CMU Celebrates Bioscience Building Groundbreaking
MT. PLEASANT, Mich. — At $95 million, Central Michigan University’s (CMU) new state-of-the-art Biosciences Building in Mt. Pleasant is an investment in both the school’s future and the future of modern science and medicine. With unique facilities to support Alzheimer’s research to preserving the Great Lakes, the facility may very well be the catalyst for breakthroughs across the scientific spectrum.
The four-story, 169,000-square-foot CMU Biosciences Building is the largest capital project in the school’s 120-year history. It will provide students and faculty with opportunities for meaningful hands-on research, and will help the school attract top teaching talent.
The building will include standard features such as an auditorium, informal meeting areas and an active learning classroom in an open floor plan designed for adaptability, resource sharing and collaboration. However, as it will house research and instruction on everything from organismal biology to ecology, the facility will also offer more specialized spaces.

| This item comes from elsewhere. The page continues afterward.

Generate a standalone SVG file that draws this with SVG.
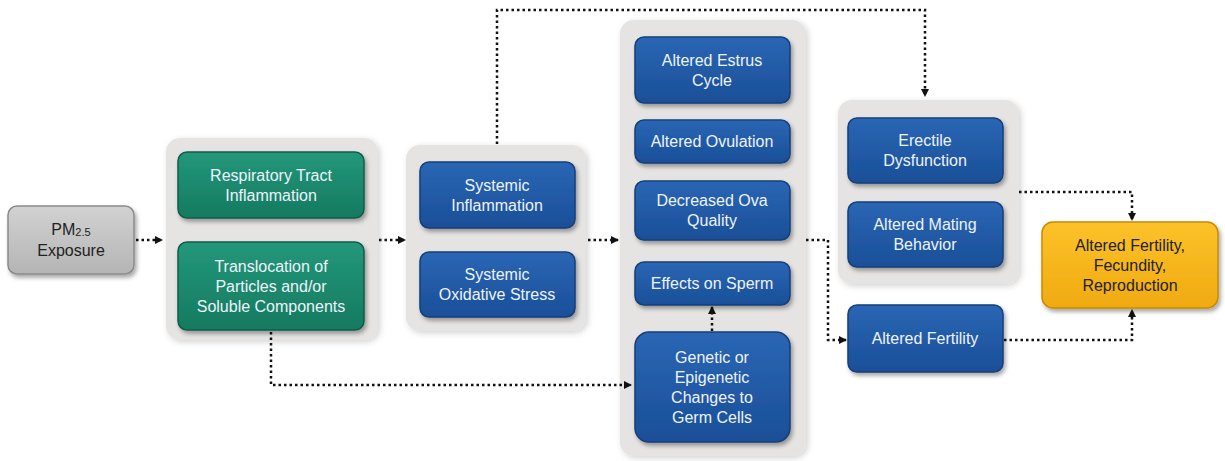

Included in the design are a vivarium, which replicates aquatic conditions for research purposes; a molecular biology core; a biosafety level 3 laboratory for infectious disease research; an isotope laboratory, an imaging center for scanning and transmission electron microscopes; an herbarium; and a staging and processing storage areas for ecological fieldwork. These top-level facilities will allow for research on delicate species and pressing environmental issues without disturbing or impacting natural habitats.
Environmental sustainability was also key to the building’s design. Built to achieve LEED Silver certification, the new CMU Biosciences Building will balance safety and energy efficiency. Features like fritted glass will reduce solar heat gain, while a rainwater capture system will feed directly into a series of bio-chambers, supporting ecosystem research and education.
In a speech at the building’s Sept. 15 groundbreaking ceremony, CMU President George E. Ross remarked that the building would dramatically improve the quality and the quantity of structural learning and scientific research on the school’s campus. “It will foster an important contribution to Michigan’s economic goals and emphasize cell and molecular biology, biotechnology and other emerging disciplines, as well as enhancing the strong existing programs in biosciences at CMU,” Foster said.
“We can’t wait for our students to use the active learning spaces in our new teaching labs so they can practice science in their classes,” added Chair of the university’s department of biology, Tracy Galarowicz. “We look forward to seeing our students walk through the doors and see the living wall, the aquarium, the study spaces and know that this is a place…to study biology.”
The new facility is also a response to the university’s growing student body. Undergraduate majors at CMU have increased 210 percent in the last decade alone, while tenure-track faculty have increased more than 70 percent. Additionally, the university has seen external grant funding increase more than tenfold in the same time frame.
The Detroit office of SHW Group, a design, engineering and planning firm that is currently merging with Stantec, is the project’s lead architectural firm. Clark Construction Co. of Lansing will serve as the construction manager. Construction is slated for completion in September 2016, and classes will likely begin in the new facility in January 2017.